The fall of Constantinople also accelerated the end of the Eastern Mediterranean as a major center of European trade. The Ottoman control of the Bosphorus and the Dardanelles made the traditional trade routes to Asia difficult and expensive, and European powers began to seek sea routes to the East. The voyages of Columbus, Vasco da Gama, and other late-fifteenth-century explorers were, in part, responses to the Ottoman blockade of the East. The rise of the Atlantic powers of Portugal, Spain, England, and the Netherlands, and the eventual decline of the Italian city-states, were all in part consequences of the events of 1453.

The Russian Response

The most striking political consequence of the fall of Constantinople was the rise of Moscow as the self-styled Third Rome. The Russian Orthodox Church, freed from the authority of the now-Islamized patriarch of Constantinople, was made an autocephalous church in 1589, and the Russian tsars adopted the title of Caesar, soon Russified as Tsar. The claim of Moscow to be the heir of Byzantium was articulated most famously by the monk Philotheus of Pskov in the early sixteenth century: “Two Romes have fallen. The third stands. And there shall be no fourth.”

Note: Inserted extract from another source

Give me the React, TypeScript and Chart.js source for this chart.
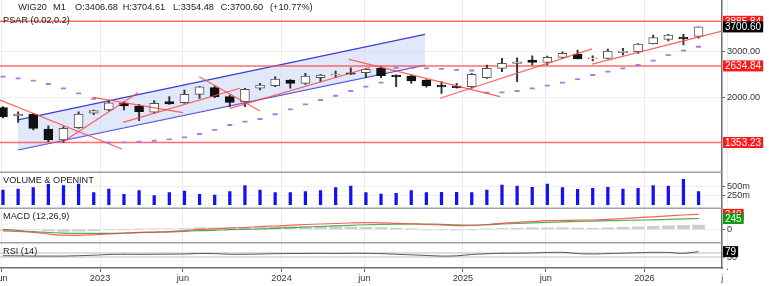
import React, { useEffect, useRef } from 'react';
import { Chart, registerables } from 'chart.js';

Chart.register(...registerables);

// ---------- data ----------
const months = [
  '2022-06', '2022-07', '2022-08', '2022-09', '2022-10', '2022-11', '2022-12',
  '2023-01', '2023-02', '2023-03', '2023-04', '2023-05', '2023-06', '2023-07', '2023-08', '2023-09', '2023-10', '2023-11', '2023-12',
  '2024-01', '2024-02', '2024-03', '2024-04', '2024-05', '2024-06', '2024-07', '2024-08', '2024-09', '2024-10', '2024-11', '2024-12',
  '2025-01', '2025-02', '2025-03', '2025-04', '2025-05', '2025-06', '2025-07', '2025-08', '2025-09', '2025-10', '2025-11', '2025-12',
  '2026-01', '2026-02', '2026-03', '2026-04',
];

const openP = [1832, 1704, 1730, 1522, 1383, 1539, 1745, 1795, 1903, 1859, 1760, 1930, 1913, 2058, 2180, 2016, 1930, 2169, 2218, 2331, 2265, 2378, 2435, 2484, 2484, 2581, 2435, 2414, 2331, 2232, 2212, 2199, 2378, 2581, 2696, 2774, 2719, 2840, 2915, 2798, 2815, 2956, 2982, 3200, 3322, 3390, 3406.68];
const highP = [1848, 1769, 1745, 1566, 1553, 1769, 1795, 1959, 1930, 1887, 1947, 2016, 2137, 2205, 2210, 2046, 2169, 2265, 2399, 2340, 2471, 2450, 2521, 2594, 2581, 2622, 2440, 2435, 2340, 2297, 2265, 2471, 2656, 2815, 2830, 2880, 2870, 2982, 3026, 2880, 3053, 3071, 3200, 3448, 3469, 3469, 3704.61];
const lowP = [1675, 1613, 1509, 1363, 1353.23, 1531, 1725, 1780, 1795, 1636, 1745, 1885, 1903, 1988, 2000, 1848, 1848, 2137, 2199, 2169, 2245, 2297, 2378, 2445, 2378, 2378, 2199, 2265, 2190, 2076, 2169, 2169, 2366, 2506, 2297, 2656, 2656, 2815, 2798, 2750, 2798, 2897, 2941, 3189, 3273, 3161, 3354.48];
const closeP = [1694, 1734, 1531, 1383, 1531, 1734, 1785, 1913, 1859, 1769, 1903, 1892, 2058, 2199, 2016, 1920, 2150, 2232, 2351, 2265, 2414, 2435, 2456, 2450, 2558, 2420, 2399, 2311, 2212, 2199, 2180, 2450, 2581, 2696, 2733, 2719, 2840, 2941, 2798, 2830, 3000, 3000, 3189, 3369, 3448, 3340.8, 3700.6];

const psar = [2399, 2366, 2317, 2251, 2169, 2076, 1980, 1353.23, 1355, 1363, 1374, 1391, 1416, 1457, 1509, 1576, 1622, 1660, 1730, 1806, 1887, 1959, 2033, 2118, 2199, 2277, 2594, 2585, 2578, 2566, 2548, 2532, 2087, 2094, 2118, 2169, 2218, 2277, 2351, 2435, 2506, 2581, 2656, 2757, 2897, 3008, 3114];

const volumeM = [409, 436, 473, 567, 528, 575, 334, 436, 289, 389, 250, 334, 381, 289, 270, 361, 528, 409, 334, 334, 361, 389, 473, 520, 334, 297, 317, 389, 334, 345, 345, 334, 409, 548, 520, 484, 575, 473, 428, 456, 484, 436, 456, 528, 520, 706, 361];

const macdLine = [-34, -50, -68, -107, -134, -136, -123, -107, -89, -70, -61, -54, -27, 0, 11, 30, 41, 64, 75, 93, 109, 120, 132, 143, 150, 148, 136, 125, 109, 98, 84, 86, 107, 136, 157, 177, 195, 202, 207, 211, 227, 245, 266, 284, 304, 325, 340];
const signalLine = [-2, -27, -54, -73, -86, -91, -91, -91, -84, -75, -68, -61, -45, -32, -23, -7, -3, 7, 23, 39, 52, 64, 77, 91, 104, 111, 116, 120, 120, 114, 102, 98, 104, 120, 132, 145, 159, 168, 177, 188, 195, 202, 209, 215, 226, 236, 245];
const macdHist = [-30, -25, -15, -35, -48, -45, -32, -16, -5, 5, 8, 8, 18, 32, 35, 37, 45, 50, 52, 54, 57, 56, 55, 52, 46, 37, 20, 5, -11, -16, -18, -12, 3, 16, 25, 32, 36, 34, 30, 23, 32, 43, 57, 69, 78, 89, 95];

const rsi = [45, 44, 42, 42, 42, 45, 49, 55, 57, 56, 57, 58, 59, 63, 62, 57, 57, 59, 62, 63, 64, 65, 64, 65, 65, 62, 57, 52, 47, 42, 44, 55, 61, 65, 66, 68, 72, 73, 63, 59, 63, 66, 70, 73, 72, 65, 79];

const levels = [3885.84, 2634.84, 1353.23];

// trend lines: [x0 (month index), price0, x1, price1]
const trendLines = [
  [-0.2, 1958, 7.87, 1279],
  [3.97, 1363, 8.93, 2087],
  [5.95, 2005, 11.9, 1754],
  [7.94, 1613, 15.67, 2169],
  [12.98, 2399, 17.0, 1780],
  [15.01, 1822, 24.27, 2599],
  [22.88, 2791, 32.87, 2016],
  [28.9, 1988, 38.96, 3058],
  [38.96, 2675, 47.55, 3570],
];
const channelUpper = [[0.99, 1646], [27.91, 3469]];
const channelLower = [[0.99, 1268], [27.91, 2656]];

const xTickValues = [-0.1, 6.42, 11.9, 18.42, 23.9, 30.42, 35.9, 42.42, 47.9];
const xTickLabels = ['jun', '2023', 'jun', '2024', 'jun', '2025', 'jun', '2026', 'jun'];
const priceTicks = [2000, 3000];
const volumeTicks = [250, 500];
const macdTicks = [0];
const rsiTicks = [30, 70];

const headerTokens: [string, number][] = [
  ['WIG20', 18.3], ['M1', 53], ['O:3406.68', 75], ['H:3704.61', 122.7],
  ['L:3354.48', 173], ['C:3700.60', 220.7], ['(+10.77%)', 270],
];

// ---------- chart ----------
const FONT = "'Liberation Sans', Arial, sans-serif";
const X_MIN = -0.198;
const X_MAX = 47.55;

const idx = months.map((_, i) => i);
const isUp = idx.map(i => closeP[i] >= openP[i]);

const overlayPlugin = {
  id: 'overlay',
  afterDraw(chart: any) {
    const ctx = chart.ctx as CanvasRenderingContext2D;
    const { left, right } = chart.chartArea;
    const yP = chart.scales.y;
    const yV = chart.scales.yVol;
    const yM = chart.scales.yMacd;
    const yR = chart.scales.yRsi;
    const xS = chart.scales.x;
    ctx.save();
    // mask x labels beyond the plot
    ctx.fillStyle = '#fff';
    ctx.fillRect(right + 0.8, xS.top + 2, chart.width - right, chart.height - xS.top);
    // panel separators
    ctx.strokeStyle = '#a2a2a2';
    ctx.lineWidth = 1.5;
    [yV.top, yM.top, yR.top].forEach((y: number) => {
      ctx.beginPath();
      ctx.moveTo(left, y);
      ctx.lineTo(right, y);
      ctx.stroke();
    });
    // titles
    ctx.fillStyle = '#222';
    ctx.font = `9.2px ${FONT}`;
    ctx.textBaseline = 'middle';
    ctx.textAlign = 'left';
    headerTokens.forEach(([t, x]) => ctx.fillText(t, x, 7));
    ctx.fillText('PSAR (0.02,0.2)', 3, yP.top + 20.5);
    ctx.fillText('VOLUME & OPENINT', 3, yV.top + 8.2);
    ctx.fillText('MACD (12,26,9)', 3, yM.top + 8.2);
    ctx.fillText('RSI (14)', 3, yR.top + 9);
    // value boxes
    const box = (scale: any, value: number, text: string, bg: string) => {
      const y = scale.getPixelForValue(value);
      ctx.font = `10px ${FONT}`;
      const w = ctx.measureText(text).width + 4;
      ctx.fillStyle = bg;
      ctx.fillRect(right + 1, y - 5.5, w, 11);
      ctx.fillStyle = '#fff';
      ctx.fillText(text, right + 3, y + 0.5);
    };
    levels.forEach(v => box(yP, v, v.toFixed(2), '#ff1a1a'));
    box(yP, closeP[closeP.length - 1], closeP[closeP.length - 1].toFixed(2), '#000');
    box(yM, macdLine[macdLine.length - 1], String(macdLine[macdLine.length - 1]), '#ff1a1a');
    box(yM, signalLine[signalLine.length - 1], String(signalLine[signalLine.length - 1]), '#119911');
    box(yR, rsi[rsi.length - 1], String(rsi[rsi.length - 1]), '#000');
    ctx.restore();
  },
};

const yCommon = (weight: number, ticks: number[], fmt: (v: number) => string, grid: any) => ({
  position: 'right',
  stack: 'panels',
  stackWeight: weight,
  beginAtZero: false,
  border: { display: true, color: '#6e6e6e', width: 1.5 },
  grid: { color: '#efefef', tickColor: '#555', tickLength: 3, ...grid },
  ticks: { autoSkip: false, font: { size: 9.2, family: FONT }, color: '#333', padding: 2, callback: (v: any) => fmt(Number(v)) },
  afterBuildTicks: (s: any) => { s.ticks = ticks.map(v => ({ value: v })); },
  afterFit: (s: any) => { s.width = 47; s.paddingTop = 0; s.paddingBottom = 0; },
});

function buildConfig(): any {
  const pts = (arr: number[][]) => arr.map(([x, y]) => ({ x, y }));
  const datasets: any[] = [
    {
      type: 'line', data: pts(channelUpper), yAxisID: 'y', borderColor: '#3c3cd8', borderWidth: 1.3,
      pointRadius: 0, fill: '+1', backgroundColor: 'rgba(200,214,246,0.55)', order: 10,
    },
    {
      type: 'line', data: pts(channelLower), yAxisID: 'y', borderColor: '#3c3cd8', borderWidth: 1.3,
      pointRadius: 0, fill: false, order: 10,
    },
    ...levels.map(v => ({
      type: 'line', data: [{ x: X_MIN, y: v }, { x: X_MAX, y: v }], yAxisID: 'y',
      borderColor: 'rgba(255,80,80,0.85)', borderWidth: 1.5, pointRadius: 0, fill: false, order: 9,
    })),
    {
      type: 'line', data: idx.map(i => ({ x: i, y: psar[i] })), yAxisID: 'y', showLine: false,
      pointStyle: 'line', pointRadius: 2.5, borderColor: '#a57ce0', borderWidth: 1.8,
      pointBorderColor: '#a57ce0', pointBorderWidth: 1.8, order: 8,
    },
    {
      type: 'bar', data: idx.map(i => ({ x: i, y: [lowP[i], highP[i]] })), yAxisID: 'y',
      barThickness: 1.3, backgroundColor: '#333', grouped: false, order: 7,
    },
    {
      type: 'bar', data: idx.map(i => ({ x: i, y: [openP[i], closeP[i]] })), yAxisID: 'y',
      barThickness: 9, backgroundColor: idx.map(i => (isUp[i] ? '#ffffff' : '#111111')),
      borderColor: idx.map(i => (isUp[i] ? '#555555' : '#111111')), borderWidth: 1,
      borderSkipped: false, grouped: false, order: 6,
    },
    ...trendLines.map(([x0, y0, x1, y1]) => ({
      type: 'line', data: [{ x: x0, y: y0 }, { x: x1, y: y1 }], yAxisID: 'y',
      borderColor: 'rgba(255,70,70,0.85)', borderWidth: 1.2, pointRadius: 0, fill: false, order: 5,
    })),
    {
      type: 'bar', data: idx.map(i => ({ x: i, y: volumeM[i] })), yAxisID: 'yVol',
      barThickness: 2.6, backgroundColor: '#1212f2', grouped: false, order: 4,
    },
    {
      type: 'bar', data: idx.map(i => ({ x: i, y: macdHist[i] })), yAxisID: 'yMacd',
      barThickness: 12, backgroundColor: '#cdcdcd', grouped: false, order: 4,
    },
    {
      type: 'line', data: idx.map(i => ({ x: i, y: macdLine[i] })), yAxisID: 'yMacd',
      borderColor: 'rgba(240,70,70,0.85)', borderWidth: 1.2, pointRadius: 0, tension: 0.35, fill: false, order: 3,
    },
    {
      type: 'line', data: idx.map(i => ({ x: i, y: signalLine[i] })), yAxisID: 'yMacd',
      borderColor: 'rgba(50,160,50,0.85)', borderWidth: 1.2, pointRadius: 0, tension: 0.35, fill: false, order: 3,
    },
    {
      type: 'line', data: idx.map(i => ({ x: i, y: rsi[i] })), yAxisID: 'yRsi',
      borderColor: '#555', borderWidth: 1, pointRadius: 0, tension: 0.3, fill: false, order: 3,
    },
  ];
  datasets.forEach(d => { d.xAxisID = 'x'; });

  return {
    type: 'bar',
    data: { datasets },
    options: {
      responsive: false,
      animation: false,
      devicePixelRatio: 1,
      events: [],
      layout: { padding: 0, autoPadding: false },
      plugins: { legend: { display: false }, tooltip: { enabled: false } },
      scales: {
        x: {
          type: 'linear', position: 'bottom', min: X_MIN, max: X_MAX, offset: false,
          grid: { color: '#ececec', tickColor: '#666', tickLength: 4, offset: false },
          border: { display: true, color: '#6e6e6e', width: 1.5 },
          ticks: {
            autoSkip: false, maxRotation: 0, minRotation: 0, padding: 1,
            font: { size: 9.2, family: FONT }, color: '#333',
            callback: (_v: any, i: number) => xTickLabels[i],
          },
          afterBuildTicks: (s: any) => { s.ticks = xTickValues.map(v => ({ value: v })); },
          afterFit: (s: any) => { s.height = 18; s.paddingLeft = 0; s.paddingRight = 0; },
        },
        y: { type: 'logarithmic', min: 1044, max: 4677, ...yCommon(172.3, priceTicks, v => v.toFixed(2), {}) },
        yVol: { type: 'linear', min: -100, max: 900, ...yCommon(36, volumeTicks, v => `${v}m`, {}) },
        yMacd: { type: 'linear', min: -304, max: 477, ...yCommon(34.4, macdTicks, v => String(v), {}) },
        yRsi: { type: 'linear', min: -57.5, max: 153.3, ...yCommon(25.3, rsiTicks, v => String(v), { color: '#dedede', lineWidth: 2, tickWidth: 1 }) },
      },
    },
    plugins: [overlayPlugin],
  };
}

export default function App() {
  const ref = useRef<HTMLCanvasElement>(null);
  useEffect(() => {
    Chart.defaults.font.family = FONT;
    const chart = new Chart(ref.current as HTMLCanvasElement, buildConfig());
    return () => chart.destroy();
  }, []);
  return (
    <div style={{ position: 'absolute', left: 0, top: 0, width: 769, height: 286, background: '#fff' }}>
      <canvas ref={ref} width={769} height={286} style={{ display: 'block', width: 769, height: 286 }} />
    </div>
  );
}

The Russian Orthodox Church became the principal defender of Orthodox Christianity in the centuries after 1453, and the Russian Empire, which emerged from the Grand Duchy of Moscow in the sixteenth and seventeenth centuries, was deeply influenced by the Byzantine inheritance. The Byzantine legacy in Russia is, in many ways, a consequence of the fall of Constantinople.

The Aftermath

The fall of Constantinople was the end of the Byzantine Empire, but it was not the end of the Byzantine legacy. The Orthodox Church, the legal tradition, the art, the architecture, and the political vocabulary of Byzantium all survived the catastrophe and continued to influence the world. The story of the fall is thus not only a story of destruction but also a story of transmission, of the ways in which the inheritance of a thousand-year empire was preserved, adapted, and passed on to the modern world.